Just like a diverse and varied diet is the best way to ensure your body gets the nutrients it needs to be effective, reading widely of the wisdom of others and rigorously applying and testing that in your professional experience is the diet of leadership and development. Although it’s hard to reduce the complexity of modern leadership in modern workplaces, in my experience the intertwining of self-awareness, empathy, and continuous learning really encapsulates the essence of leadership growth.

Ultimately, the imperative for leaders is about fostering an environment where individuals can thrive and teams can achieve their full potential. This is done through giving agency, instilling a sense of maximal ownership/accountability and empowering teams to drive each other to realising that potential. By intertwining theoretical foundations with real-world anecdotes, leaders can navigate the complexities of their roles, continually evolving and contributing to the growth of both themselves and their teams.


In conclusion, the integration of anecdotal insights into the key aspects of self-awareness, empathy, and continuous learning and development reinforces the practical applicability of these leadership principles. Self-awareness becomes a journey of embracing vulnerability and authenticity, empathy transforms into a tool for building a positive work environment, and continuous learning evolves into a dynamic process of innovation and adaptation.

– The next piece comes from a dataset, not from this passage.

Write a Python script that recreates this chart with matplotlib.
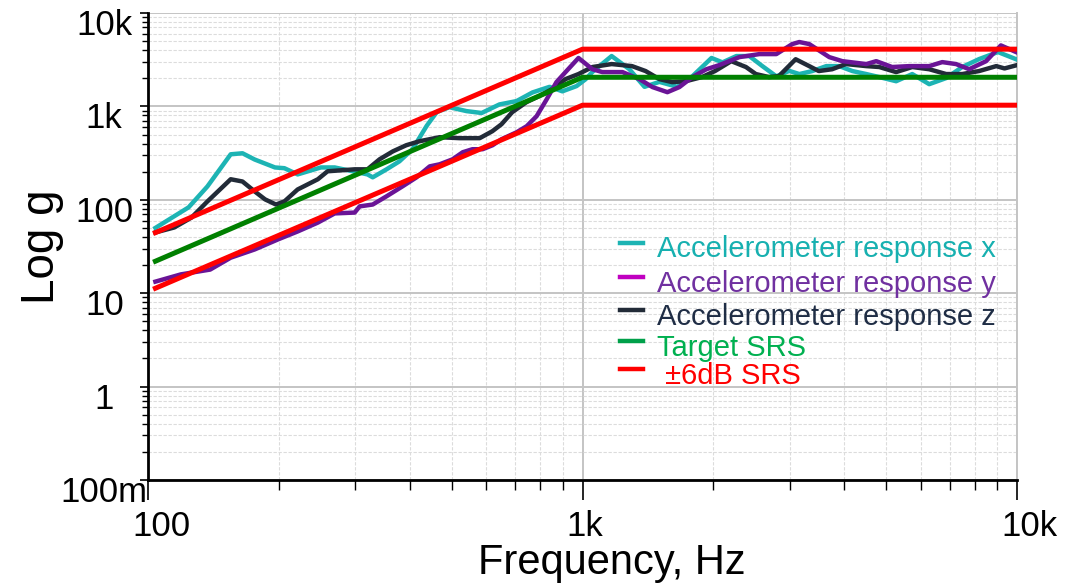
import matplotlib
matplotlib.use("Agg")
import matplotlib.pyplot as plt
from matplotlib.lines import Line2D
from matplotlib.ticker import FixedLocator, LogLocator, NullFormatter
from matplotlib.transforms import ScaledTranslation

# --- data (Hz, g) ---
freq_x = [104, 124, 137, 155, 165, 176, 196, 206, 221, 250, 269, 299, 320, 329,
          354, 379, 406, 438, 462, 494, 541, 586, 644, 705, 767, 840, 899, 969,
          1016, 1054, 1167, 1282, 1389, 1503, 1653, 1790, 1981, 2100, 2260, 2420,
          2594, 2793, 2992, 3155, 3380, 3640, 3900, 4180, 4500, 4820, 5270, 5740,
          6280, 6870, 7480, 8180, 9040, 9950]
acc_x = [50, 83, 139, 307, 315, 270, 222, 218, 187, 222, 222, 200, 187, 174,
         212, 258, 347, 620, 870, 980, 890, 850, 1050, 1140, 1410, 1620, 1450, 1650,
         1950, 2340, 3460, 2500, 1620, 1830, 1620, 2100, 3300, 2960, 3460, 3460,
         2700, 2100, 2400, 2220, 2390, 2700, 2700, 2390, 2220, 2060, 1860, 2220,
         1730, 2010, 2640, 3210, 3820, 3200]

freq_y = [104, 119, 139, 155, 176, 199, 221, 246, 269, 299, 307, 329, 354, 385,
          415, 445, 469, 502, 530, 558, 589, 621, 651, 705, 744, 784, 827, 871,
          914, 979, 1054, 1111, 1236, 1352, 1449, 1568, 1671, 1790, 1928, 2065,
          2296, 2552, 2793, 3040, 3155, 3325, 3698, 3963, 4500, 4743, 5160, 5650,
          6280, 6730, 7240, 7760, 8490, 9180, 9950]
acc_y = [13.3, 15.9, 17.9, 24, 29.4, 37.6, 45.8, 57, 71.5, 73, 85, 89, 109, 139,
         174, 228, 240, 271, 323, 348, 348, 384, 445, 528, 614, 785, 1190, 1820,
         2330, 3300, 2500, 2330, 2330, 1960, 1610, 1420, 1610, 2060, 2500, 2770,
         3370, 3630, 3630, 4650, 4890, 4650, 3370, 3050, 2840, 3050, 2640, 2700,
         2700, 2980, 2840, 2500, 3050, 4500, 3820]

freq_z = [104, 115, 126, 137, 155, 165, 176, 186, 197, 206, 221, 246, 259, 299,
          320, 341, 366, 393, 421, 469, 521, 580, 620, 651, 689, 743, 795, 851,
          914, 979, 1054, 1167, 1300, 1397, 1503, 1608, 1729, 1883, 2018, 2200,
          2378, 2506, 2686, 2832, 3094, 3325, 3498, 3754, 4037, 4500, 4820, 5270,
          5740, 6280, 6870, 7480, 8180, 8960, 9360, 9950]
acc_z = [44.7, 50.6, 64.7, 96, 166, 157, 123, 101, 89, 96, 129, 166, 202, 212,
         212, 271, 330, 384, 423, 468, 457, 457, 542, 644, 867, 1110, 1290, 1530,
         1960, 2220, 2640, 2840, 2700, 2390, 1960, 1820, 1860, 2060, 2390, 3050,
         2640, 2220, 2060, 2110, 3200, 2700, 2390, 2500, 2840, 2700, 2640, 2330,
         2640, 2500, 2220, 2220, 2390, 2700, 2550, 2750]

srs_freq = [104, 1000, 10000]
target_srs = [22, 2050, 2050]
upper_srs = [44.5, 4100, 4100]
lower_srs = [11.3, 1030, 1030]

y_ticks = [0.1, 1, 10, 100, 1000, 10000]
y_ticklabels = ["100m", "1", "10", "100", "1k", "10k"]
x_ticks = [100, 1000, 10000]
x_ticklabels = ["100", "1k", "10k"]

labels = ["Accelerometer response x", "Accelerometer response y",
          "Accelerometer response z", "Target SRS", " \u00b16dB SRS"]
line_colors = ["#1db4b4", "#c000c0", "#222b38", "#00a04a", "#ff0000"]
text_colors = ["#17b0b0", "#7030a0", "#1f2d45", "#00b050", "#ff0000"]

plt.rcParams["font.family"] = ["Liberation Sans", "DejaVu Sans"]

fig = plt.figure(figsize=(10.83, 5.84), dpi=100)
ax = fig.add_axes([148 / 1083, 1 - 480 / 584, 869 / 1083, 467 / 584])

lw = 3.2
ax.plot(freq_x, acc_x, color="#1db4b4", lw=lw, zorder=3)
ax.plot(freq_z, acc_z, color="#222b38", lw=lw, zorder=3)
ax.plot(freq_y, acc_y, color="#6a1496", lw=lw, zorder=3)
ax.plot(srs_freq, target_srs, color="#008000", lw=3.6, zorder=4)
ax.plot(srs_freq, upper_srs, color="#ff0000", lw=3.6, zorder=5)
ax.plot(srs_freq, lower_srs, color="#ff0000", lw=3.6, zorder=5)

ax.set_xscale("log")
ax.set_yscale("log")
ax.set_xlim(100, 10000)
ax.set_ylim(0.1, 10000)

ax.yaxis.set_major_locator(FixedLocator(y_ticks))
ax.set_yticklabels(y_ticklabels, fontsize=25, ha="center")
ax.xaxis.set_major_locator(FixedLocator(x_ticks))
ax.set_xticklabels(x_ticklabels, fontsize=25, ha="left")
ax.yaxis.set_minor_locator(LogLocator(base=10, subs=range(2, 10), numticks=20))
ax.xaxis.set_minor_locator(LogLocator(base=10, subs=range(2, 10), numticks=20))
ax.yaxis.set_minor_formatter(NullFormatter())
ax.xaxis.set_minor_formatter(NullFormatter())

ax.tick_params(axis="y", which="major", length=6, width=1.2, pad=25.5)
ax.tick_params(axis="y", which="minor", length=4, width=1.0)
ax.tick_params(axis="x", which="major", length=14.4, width=1.2, pad=7)
ax.tick_params(axis="x", which="minor", length=7.2, width=1.0)
for lab in ax.get_yticklabels():
    lab.set_transform(lab.get_transform() + ScaledTranslation(0, -0.09, fig.dpi_scale_trans))
for lab in ax.get_xticklabels():
    lab.set_transform(lab.get_transform() + ScaledTranslation(-0.16, 0, fig.dpi_scale_trans))

ax.grid(True, which="major", color="#c4c4c4", lw=1.4, ls="-", zorder=0)
ax.grid(True, which="minor", color="#dcdcdc", lw=0.8, ls=(0, (3, 1.5)), zorder=0)
ax.set_axisbelow(True)

ax.spines["top"].set_visible(False)
ax.spines["right"].set_color("#c4c4c4")
ax.spines["right"].set_linewidth(1.4)
ax.spines["left"].set_linewidth(2.0)
ax.spines["bottom"].set_linewidth(2.0)

ax.set_ylabel("Log g", fontsize=33)
ax.yaxis.set_label_coords(-0.097, 0.5)
ax.set_xlabel("Frequency, Hz", fontsize=30)
ax.xaxis.set_label_coords(0.534, -0.134)

# legend drawn by hand: the reference rows are not evenly spaced
legend_text_y = [257.5, 292.5, 325.5, 355.5, 383.5]
legend_handle_y = [243, 277, 310, 341, 369]
for lab, lc, tc, ty, hy in zip(labels, line_colors, text_colors, legend_text_y, legend_handle_y):
    ax.add_line(Line2D([(620 - 148) / 869, (643 - 148) / 869],
                       [1 - (hy - 13) / 467] * 2, color=lc, lw=3.2,
                       transform=ax.transAxes, clip_on=False, zorder=6))
    ax.text((657 - 148) / 869, 1 - (ty - 13) / 467, lab, color=tc, fontsize=21,
            va="baseline", ha="left", transform=ax.transAxes, zorder=6)

fig.savefig("out.png", dpi=100)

As stated, leadership is not a static destination but an ongoing process, where each iteration represents a lesson learned, a challenge overcome, and a milestone achieved. The real-world applications of theoretical principles not only validate their relevance but also breathe life into leadership concepts. As leaders navigate their journey, the synthesis of theory and experience can become a powerful leadership narrative, shaping the future of both individuals and organizations.